Hoy hay una preocupación y un consenso generalizados sobre la necesidad de elevar la calidad de la educación, por considerar que no responde a las exigencias de la formación humana, ciudadana y productiva de los hombres y mujeres del presente. Pero si bien es muy necesaria la preocupación y la reflexión sobre la calidad, no podemos aceptar que la reflexión de la calidad se haga de una forma aséptica y neutra, sin considerar en modo alguno las muy diversas condiciones en que viven y estudian los educandos.
Si bien es cierto que la educación debe contribuir a la calidad de vida, no es menos cierto que no va a ser posible una educación de calidad si los educandos no cuentan con un mínimo de vida de calidad. Por eso, es pertinente plantearnos si la consigna debe ser meramente “educar para aliviar la pobreza” o también “aliviar la pobreza para poder educar”.
Mientras no superemos mediante políticas eficaces la inseguridad, la violencia, el deterioro de la mayor parte de los centros educativos, va a ser imposible alcanzar una educación de calidad para todos.

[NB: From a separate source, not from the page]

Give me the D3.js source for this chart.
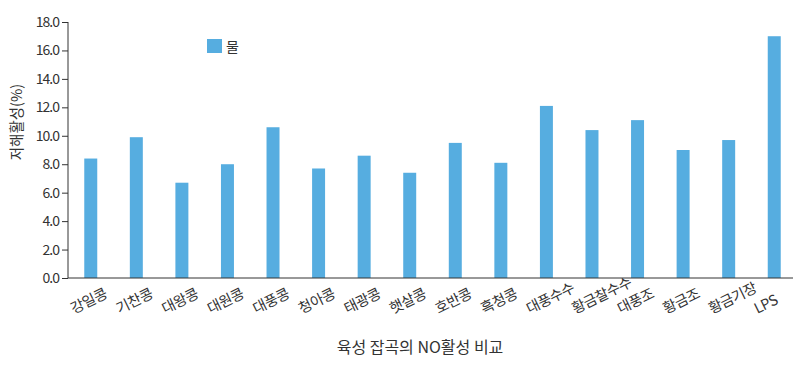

De ahí que toda propuesta de elevar la calidad de la educación de las mayorías que no vaya acompañada de unas políticas sociales, económicas y de seguridad eficaces, está condenada al fracaso. La lucha por el derecho a una educación de calidad para todos implica no sólo garantizar más presupuesto para educación, sino también más presupuesto para seguridad, salud, trabajo, y mejores condiciones de vida de los educadores y de la población.
Si bien es cierto lo que acabamos de decir, es mucho lo que pueden hacer los centros y programas educativos por mejorar la educación de los alumnos. Sobre todo si se lo plantean como una tarea colectiva, que compromete a todos. Numerosas investigaciones han demostrado que gran parte de la desigualdad que se observa en la escuela y a su salida se produce en ella misma, y no es heredada de las diferencias entre las familias cuyos hijos van a la escuela.
De ahí la importancia de entender primero lo que ocurre en el centro educativo y en el aula, como paso previo fundamental para mejorar lo que ocurre en ellos. La verdadera mejora de la educación sólo vendrá si cada centro se plantea en serio y con metas precisas mejorar su calidad. Esto supone superar la cultura de la rutina, de la tarea, del conformismo, de los rituales burocráticos, para convertir a cada centro educativo en una organización inteligente, que aprende permanentemente de lo que hace.
Cuando un centro educativo se decide a aprender en serio y a mejorar la calidad de su educación entra en un círculo vivificador: es un centro en el que se experimenta, se reflexiona, se investiga, se innova, se escribe, se difunde, se lee, se comparte, se compromete. En ese centro, no hay lugar ni para solitarios, ni para insolidarios.
Cada uno se esfuerza por hacer cada vez mejor su trabajo y percibe al otro como compañero, como aliado, como alguien dispuesto a ayudar y al que se puede ayudar. Todo el personal del centro educativo (directivos, docentes, administrativos y obreros) es un gran equipo, unido en la identidad y en la misión, en el que cada uno asume su trabajo con entera responsabilidad y cuida y se preocupa por los demás. Cada miembro se siente parte importante e insustituible de la organización, identificado con su misión, y como tal comprometido en su mejora continua, en la solución de los problemas.
La calidad pasa a ser una propuesta y un reto de todos y cada uno de los miembros del centro. La colaboración y cooperación entre todos ellos y con los miembros de la comunidad combaten el individualismo, el desánimo, el conformismo, la rutina, la mediocridad; nutren a todos e impulsan a cambiar actitudes, construir puentes, superar barreras, desarrollar autonomías.